◆ EXERCISE PROMPT ◆
Print the listing in its entirety and exactly, leaving out images.

◆ INFORMATION SUPPLIED ◆
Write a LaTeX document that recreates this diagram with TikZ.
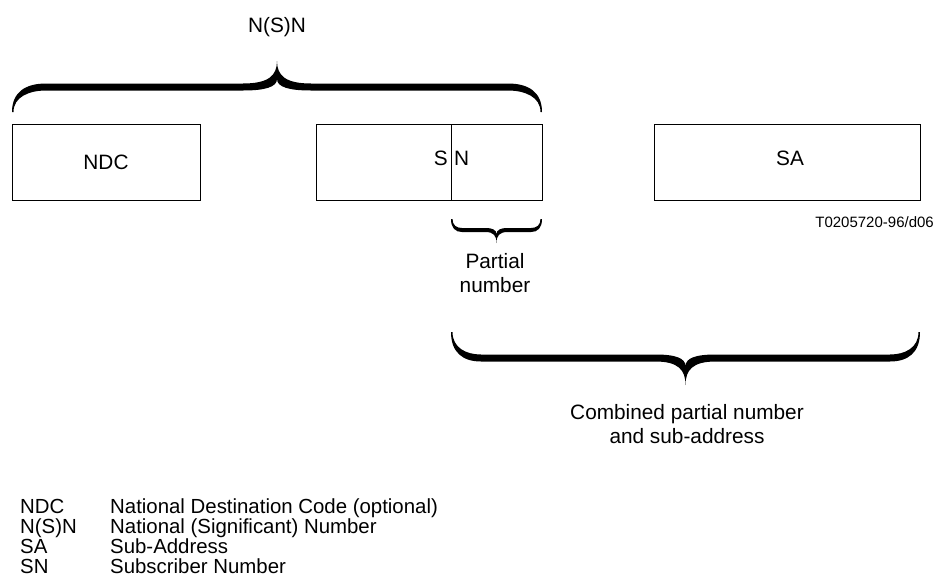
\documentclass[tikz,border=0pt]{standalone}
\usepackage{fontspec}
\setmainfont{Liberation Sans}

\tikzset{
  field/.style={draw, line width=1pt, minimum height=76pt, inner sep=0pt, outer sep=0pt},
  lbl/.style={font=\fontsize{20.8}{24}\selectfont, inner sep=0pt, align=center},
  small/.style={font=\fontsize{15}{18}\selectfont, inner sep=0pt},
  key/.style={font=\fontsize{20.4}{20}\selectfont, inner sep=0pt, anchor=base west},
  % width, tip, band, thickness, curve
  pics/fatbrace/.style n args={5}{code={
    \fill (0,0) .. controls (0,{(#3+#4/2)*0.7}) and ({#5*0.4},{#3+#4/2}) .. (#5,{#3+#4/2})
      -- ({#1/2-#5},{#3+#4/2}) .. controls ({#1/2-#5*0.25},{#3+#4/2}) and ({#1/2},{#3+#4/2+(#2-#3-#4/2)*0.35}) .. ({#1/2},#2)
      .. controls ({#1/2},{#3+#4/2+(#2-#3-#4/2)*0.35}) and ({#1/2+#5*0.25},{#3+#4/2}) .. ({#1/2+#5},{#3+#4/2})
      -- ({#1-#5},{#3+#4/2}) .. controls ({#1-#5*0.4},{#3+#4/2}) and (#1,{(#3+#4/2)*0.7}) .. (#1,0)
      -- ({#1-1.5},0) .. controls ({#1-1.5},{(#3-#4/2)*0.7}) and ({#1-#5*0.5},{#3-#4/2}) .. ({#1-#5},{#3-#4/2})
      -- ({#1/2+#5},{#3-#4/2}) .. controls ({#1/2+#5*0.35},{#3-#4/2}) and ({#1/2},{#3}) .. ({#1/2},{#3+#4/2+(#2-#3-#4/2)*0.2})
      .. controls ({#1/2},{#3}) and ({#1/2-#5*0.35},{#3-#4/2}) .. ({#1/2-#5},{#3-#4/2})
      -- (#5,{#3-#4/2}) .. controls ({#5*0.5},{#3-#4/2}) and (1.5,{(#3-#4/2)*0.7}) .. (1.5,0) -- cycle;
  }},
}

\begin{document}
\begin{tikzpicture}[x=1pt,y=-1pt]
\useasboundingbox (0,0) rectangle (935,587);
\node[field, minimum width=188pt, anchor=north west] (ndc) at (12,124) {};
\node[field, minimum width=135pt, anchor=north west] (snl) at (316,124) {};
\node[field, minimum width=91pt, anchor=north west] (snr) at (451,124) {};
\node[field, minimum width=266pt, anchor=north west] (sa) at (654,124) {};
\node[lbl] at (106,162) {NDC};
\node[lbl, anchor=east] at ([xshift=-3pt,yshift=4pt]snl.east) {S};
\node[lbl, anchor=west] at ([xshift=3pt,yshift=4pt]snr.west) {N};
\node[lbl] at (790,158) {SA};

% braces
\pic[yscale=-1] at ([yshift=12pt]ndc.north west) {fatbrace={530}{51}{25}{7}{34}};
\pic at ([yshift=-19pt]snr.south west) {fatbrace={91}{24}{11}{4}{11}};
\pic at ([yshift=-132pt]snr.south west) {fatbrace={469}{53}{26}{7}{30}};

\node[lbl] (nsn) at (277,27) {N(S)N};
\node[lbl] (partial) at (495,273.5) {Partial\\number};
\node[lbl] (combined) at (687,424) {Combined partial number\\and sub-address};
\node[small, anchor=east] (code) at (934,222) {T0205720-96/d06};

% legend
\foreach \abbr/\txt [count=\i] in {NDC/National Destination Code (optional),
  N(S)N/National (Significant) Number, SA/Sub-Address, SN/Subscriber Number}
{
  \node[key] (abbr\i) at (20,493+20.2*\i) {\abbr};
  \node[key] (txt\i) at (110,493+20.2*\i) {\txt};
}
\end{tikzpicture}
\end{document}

◆ RESULT BELOW ◆
Write a LaTeX document that recreates this diagram with TikZ.
\documentclass[tikz,border=0pt]{standalone}
\usepackage{fontspec}
\setmainfont{Liberation Sans}

\tikzset{
  field/.style={draw, line width=1pt, minimum height=76pt, inner sep=0pt, outer sep=0pt},
  lbl/.style={font=\fontsize{20.8}{24}\selectfont, inner sep=0pt, align=center},
  small/.style={font=\fontsize{15}{18}\selectfont, inner sep=0pt},
  key/.style={font=\fontsize{20.4}{20}\selectfont, inner sep=0pt, anchor=base west},
  % width, tip, band, thickness, curve
  pics/fatbrace/.style n args={5}{code={
    \fill (0,0) .. controls (0,{(#3+#4/2)*0.7}) and ({#5*0.4},{#3+#4/2}) .. (#5,{#3+#4/2})
      -- ({#1/2-#5},{#3+#4/2}) .. controls ({#1/2-#5*0.25},{#3+#4/2}) and ({#1/2},{#3+#4/2+(#2-#3-#4/2)*0.35}) .. ({#1/2},#2)
      .. controls ({#1/2},{#3+#4/2+(#2-#3-#4/2)*0.35}) and ({#1/2+#5*0.25},{#3+#4/2}) .. ({#1/2+#5},{#3+#4/2})
      -- ({#1-#5},{#3+#4/2}) .. controls ({#1-#5*0.4},{#3+#4/2}) and (#1,{(#3+#4/2)*0.7}) .. (#1,0)
      -- ({#1-1.5},0) .. controls ({#1-1.5},{(#3-#4/2)*0.7}) and ({#1-#5*0.5},{#3-#4/2}) .. ({#1-#5},{#3-#4/2})
      -- ({#1/2+#5},{#3-#4/2}) .. controls ({#1/2+#5*0.35},{#3-#4/2}) and ({#1/2},{#3}) .. ({#1/2},{#3+#4/2+(#2-#3-#4/2)*0.2})
      .. controls ({#1/2},{#3}) and ({#1/2-#5*0.35},{#3-#4/2}) .. ({#1/2-#5},{#3-#4/2})
      -- (#5,{#3-#4/2}) .. controls ({#5*0.5},{#3-#4/2}) and (1.5,{(#3-#4/2)*0.7}) .. (1.5,0) -- cycle;
  }},
}

\begin{document}
\begin{tikzpicture}[x=1pt,y=-1pt]
\useasboundingbox (0,0) rectangle (935,587);
\node[field, minimum width=188pt, anchor=north west] (ndc) at (12,124) {};
\node[field, minimum width=135pt, anchor=north west] (snl) at (316,124) {};
\node[field, minimum width=91pt, anchor=north west] (snr) at (451,124) {};
\node[field, minimum width=266pt, anchor=north west] (sa) at (654,124) {};
\node[lbl] at (106,162) {NDC};
\node[lbl, anchor=east] at ([xshift=-3pt,yshift=4pt]snl.east) {S};
\node[lbl, anchor=west] at ([xshift=3pt,yshift=4pt]snr.west) {N};
\node[lbl] at (790,158) {SA};

% braces
\pic[yscale=-1] at ([yshift=12pt]ndc.north west) {fatbrace={530}{51}{25}{7}{34}};
\pic at ([yshift=-19pt]snr.south west) {fatbrace={91}{24}{11}{4}{11}};
\pic at ([yshift=-132pt]snr.south west) {fatbrace={469}{53}{26}{7}{30}};

\node[lbl] (nsn) at (277,27) {N(S)N};
\node[lbl] (partial) at (495,273.5) {Partial\\number};
\node[lbl] (combined) at (687,424) {Combined partial number\\and sub-address};
\node[small, anchor=east] (code) at (934,222) {T0205720-96/d06};

% legend
\foreach \abbr/\txt [count=\i] in {NDC/National Destination Code (optional),
  N(S)N/National (Significant) Number, SA/Sub-Address, SN/Subscriber Number}
{
  \node[key] (abbr\i) at (20,493+20.2*\i) {\abbr};
  \node[key] (txt\i) at (110,493+20.2*\i) {\txt};
}
\end{tikzpicture}
\end{document}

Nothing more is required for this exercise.